Cuenta Ovidio que, un buen día, Narciso, el más bello de los mortales, se encontró en el bosque con una ninfa muy habladora que «ni podía estar callada mientras otro hablaba, ni podía hablar en primer lugar». Es decir no hacía más que repetir las palabras que oía, pero siempre las últimas. Esta condición de ECO, que así se llamaba la ninfa, se debía a que había sido castigada por la celosa Juno.
Sucedió que Juno trataba de sorprender a su adúltero marido y hermano, Júpiter, en uno de sus habituales escarceos amorosos con ninfas, diosas y mujeres portales, y lo espiaba, pero en numerosas ocasiones, cuando estaba a punto de cazarlo, se cruzaba en su camino la parlanchina ECO que la distraía dándole conversación para darle tiempo y oportunidad de escabullirse al bueno de Júpiter y a sus traviesas ninfas. Cuando Juno se percató de la argucia de ECO decidió castigarla y dijo: «Poco poder tendrás sobre esta lengua que se ha burlado de mí, y muy escaso uso de la voz». Desde entonces ECO ya solo duplica los sonidos cuando alguien termina de hablar y reproduce las últimas palabras que oye. ECO se enamoró de Narciso que la rechazó y desde entonces, despechada, se oculta en cuevas y entre las montañas. Con el tiempo se quedó en los huesos que se convirtieron en piedras y solo permanece su voz. Hoy, aunque no se la puede ver, «todos la oyen: es el sonido que vive en ella».

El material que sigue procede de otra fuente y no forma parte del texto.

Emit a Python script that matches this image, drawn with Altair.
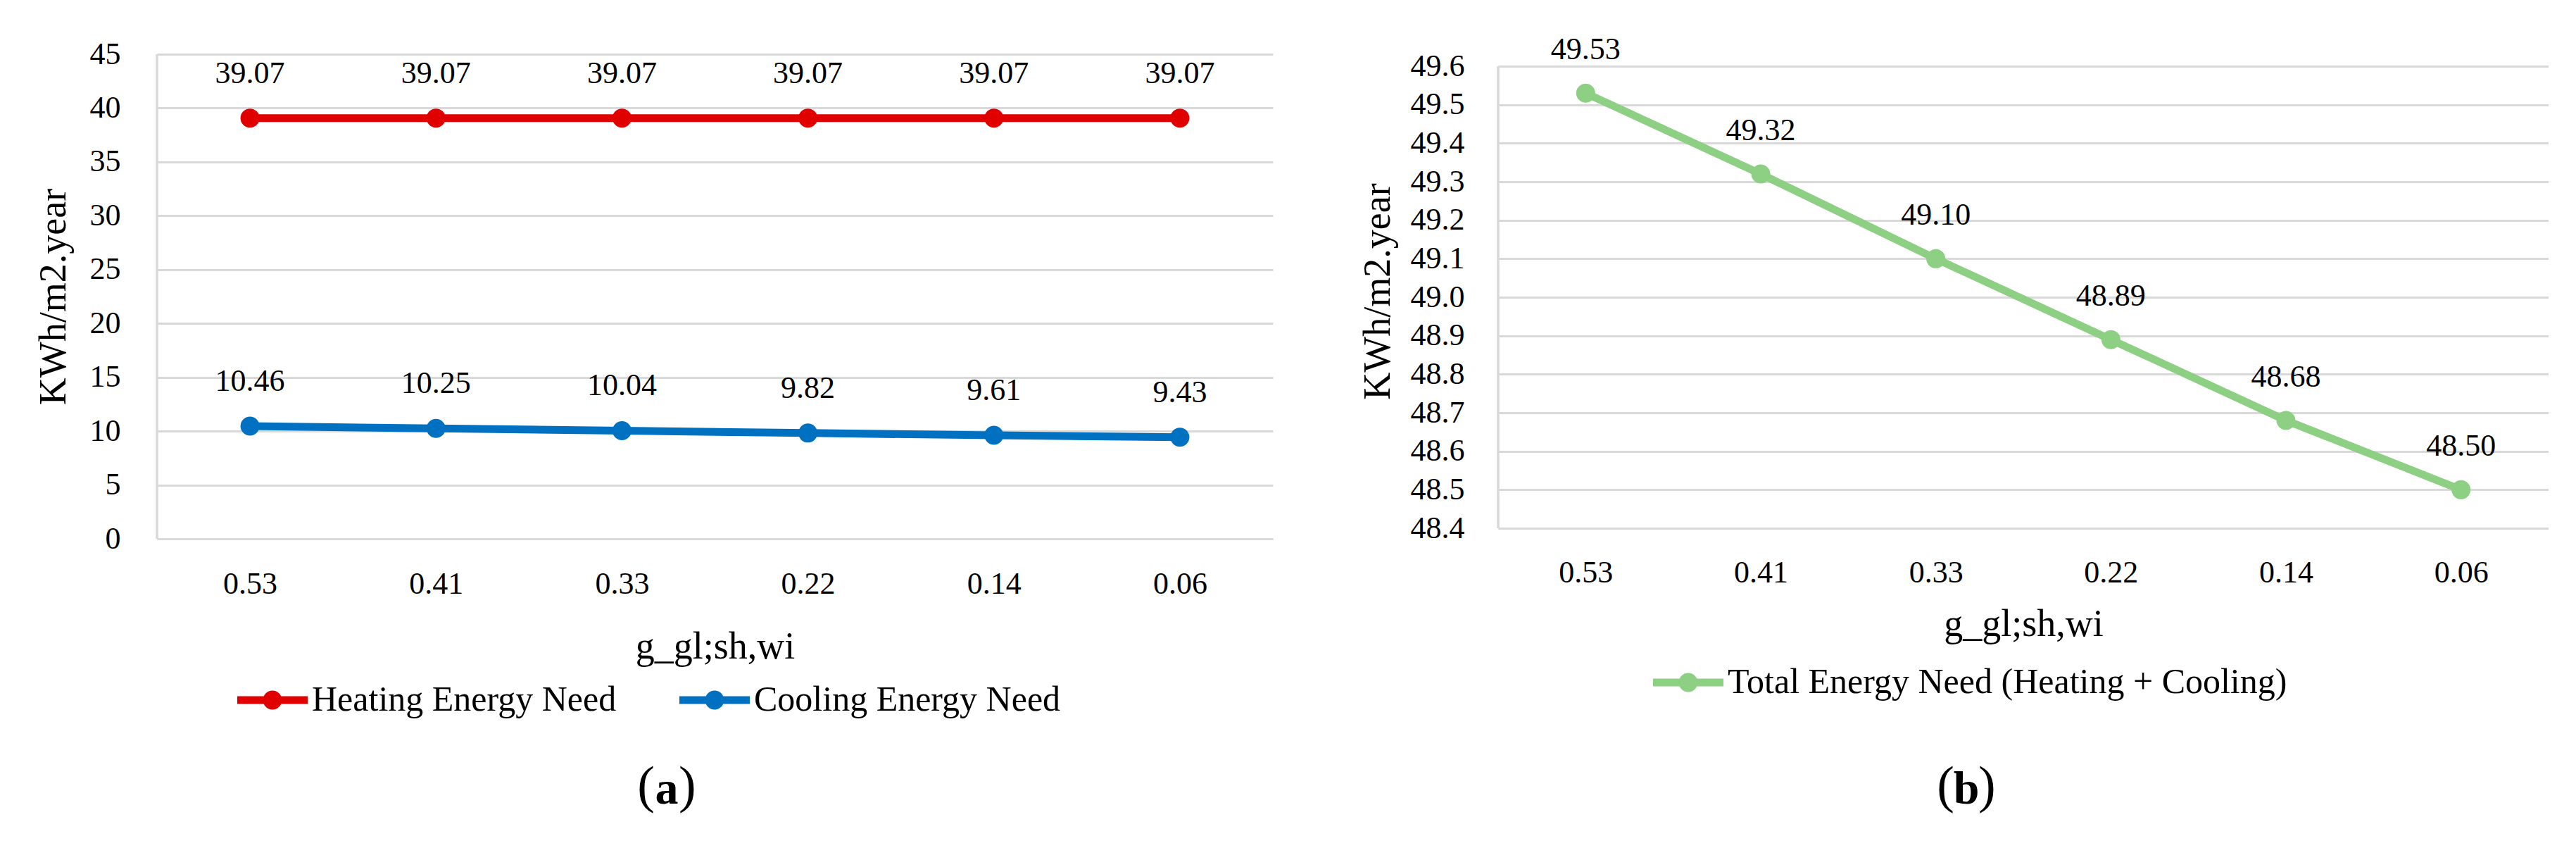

¡Qué tiempos aquellos en que nuestros dioses estaban hechos a nuestra imagen y semejanza y no al revés, como ahora! Nuestras religiones primigenias eran bastante más razonables.
Por cierto ¿por qué la palabra ECO es de género masculino, al menos en castellano, cuando realmente es el nombre de una ninfa?
Con ECO estuvimos de charla, el año pasado, en esta cueva excavada en un cerro del parque de los monstruos, que Pier Francesco Orsini mandó construir en sus jardines de Bomarzo.